* [WRITTEN EXERCISE]
Write out the full listing exactly as given, minus the images.

* [DATASET EXTRACT]

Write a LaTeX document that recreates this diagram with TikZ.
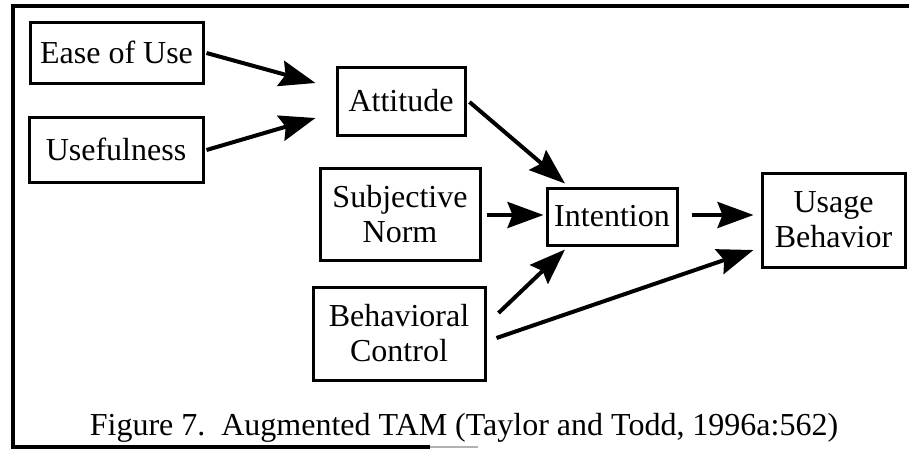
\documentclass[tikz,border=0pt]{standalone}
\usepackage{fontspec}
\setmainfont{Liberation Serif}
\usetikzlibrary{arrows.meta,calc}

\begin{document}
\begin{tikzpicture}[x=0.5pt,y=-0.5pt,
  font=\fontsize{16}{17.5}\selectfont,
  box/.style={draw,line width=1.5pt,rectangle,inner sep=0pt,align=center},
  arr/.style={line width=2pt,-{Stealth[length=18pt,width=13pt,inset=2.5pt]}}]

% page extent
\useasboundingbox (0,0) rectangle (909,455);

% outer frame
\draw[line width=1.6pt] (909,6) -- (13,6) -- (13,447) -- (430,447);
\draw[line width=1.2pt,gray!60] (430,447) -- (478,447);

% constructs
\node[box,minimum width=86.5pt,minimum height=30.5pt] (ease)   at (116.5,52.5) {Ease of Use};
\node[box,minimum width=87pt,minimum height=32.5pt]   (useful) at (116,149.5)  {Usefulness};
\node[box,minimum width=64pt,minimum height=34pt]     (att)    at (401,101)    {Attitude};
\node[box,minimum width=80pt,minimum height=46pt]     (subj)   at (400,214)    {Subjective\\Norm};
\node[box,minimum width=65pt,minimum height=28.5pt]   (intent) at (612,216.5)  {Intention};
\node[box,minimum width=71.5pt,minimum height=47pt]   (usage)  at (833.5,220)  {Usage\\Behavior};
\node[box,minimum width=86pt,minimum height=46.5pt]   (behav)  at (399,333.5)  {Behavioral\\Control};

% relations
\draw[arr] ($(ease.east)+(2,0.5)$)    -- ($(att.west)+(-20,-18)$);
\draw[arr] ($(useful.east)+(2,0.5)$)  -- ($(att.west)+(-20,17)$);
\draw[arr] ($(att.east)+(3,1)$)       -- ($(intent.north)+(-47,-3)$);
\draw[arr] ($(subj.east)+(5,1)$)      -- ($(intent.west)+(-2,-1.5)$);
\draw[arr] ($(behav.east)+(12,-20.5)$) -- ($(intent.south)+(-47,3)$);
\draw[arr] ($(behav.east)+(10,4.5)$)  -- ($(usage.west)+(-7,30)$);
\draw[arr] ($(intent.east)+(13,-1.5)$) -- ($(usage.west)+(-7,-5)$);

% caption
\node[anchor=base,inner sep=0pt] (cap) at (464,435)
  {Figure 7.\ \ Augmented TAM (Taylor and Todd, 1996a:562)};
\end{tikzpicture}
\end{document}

* [THE RESPONSE]
Write a LaTeX document that recreates this diagram with TikZ.
\documentclass[tikz,border=0pt]{standalone}
\usepackage{fontspec}
\setmainfont{Liberation Serif}
\usetikzlibrary{arrows.meta,calc}

\begin{document}
\begin{tikzpicture}[x=0.5pt,y=-0.5pt,
  font=\fontsize{16}{17.5}\selectfont,
  box/.style={draw,line width=1.5pt,rectangle,inner sep=0pt,align=center},
  arr/.style={line width=2pt,-{Stealth[length=18pt,width=13pt,inset=2.5pt]}}]

% page extent
\useasboundingbox (0,0) rectangle (909,455);

% outer frame
\draw[line width=1.6pt] (909,6) -- (13,6) -- (13,447) -- (430,447);
\draw[line width=1.2pt,gray!60] (430,447) -- (478,447);

% constructs
\node[box,minimum width=86.5pt,minimum height=30.5pt] (ease)   at (116.5,52.5) {Ease of Use};
\node[box,minimum width=87pt,minimum height=32.5pt]   (useful) at (116,149.5)  {Usefulness};
\node[box,minimum width=64pt,minimum height=34pt]     (att)    at (401,101)    {Attitude};
\node[box,minimum width=80pt,minimum height=46pt]     (subj)   at (400,214)    {Subjective\\Norm};
\node[box,minimum width=65pt,minimum height=28.5pt]   (intent) at (612,216.5)  {Intention};
\node[box,minimum width=71.5pt,minimum height=47pt]   (usage)  at (833.5,220)  {Usage\\Behavior};
\node[box,minimum width=86pt,minimum height=46.5pt]   (behav)  at (399,333.5)  {Behavioral\\Control};

% relations
\draw[arr] ($(ease.east)+(2,0.5)$)    -- ($(att.west)+(-20,-18)$);
\draw[arr] ($(useful.east)+(2,0.5)$)  -- ($(att.west)+(-20,17)$);
\draw[arr] ($(att.east)+(3,1)$)       -- ($(intent.north)+(-47,-3)$);
\draw[arr] ($(subj.east)+(5,1)$)      -- ($(intent.west)+(-2,-1.5)$);
\draw[arr] ($(behav.east)+(12,-20.5)$) -- ($(intent.south)+(-47,3)$);
\draw[arr] ($(behav.east)+(10,4.5)$)  -- ($(usage.west)+(-7,30)$);
\draw[arr] ($(intent.east)+(13,-1.5)$) -- ($(usage.west)+(-7,-5)$);

% caption
\node[anchor=base,inner sep=0pt] (cap) at (464,435)
  {Figure 7.\ \ Augmented TAM (Taylor and Todd, 1996a:562)};
\end{tikzpicture}
\end{document}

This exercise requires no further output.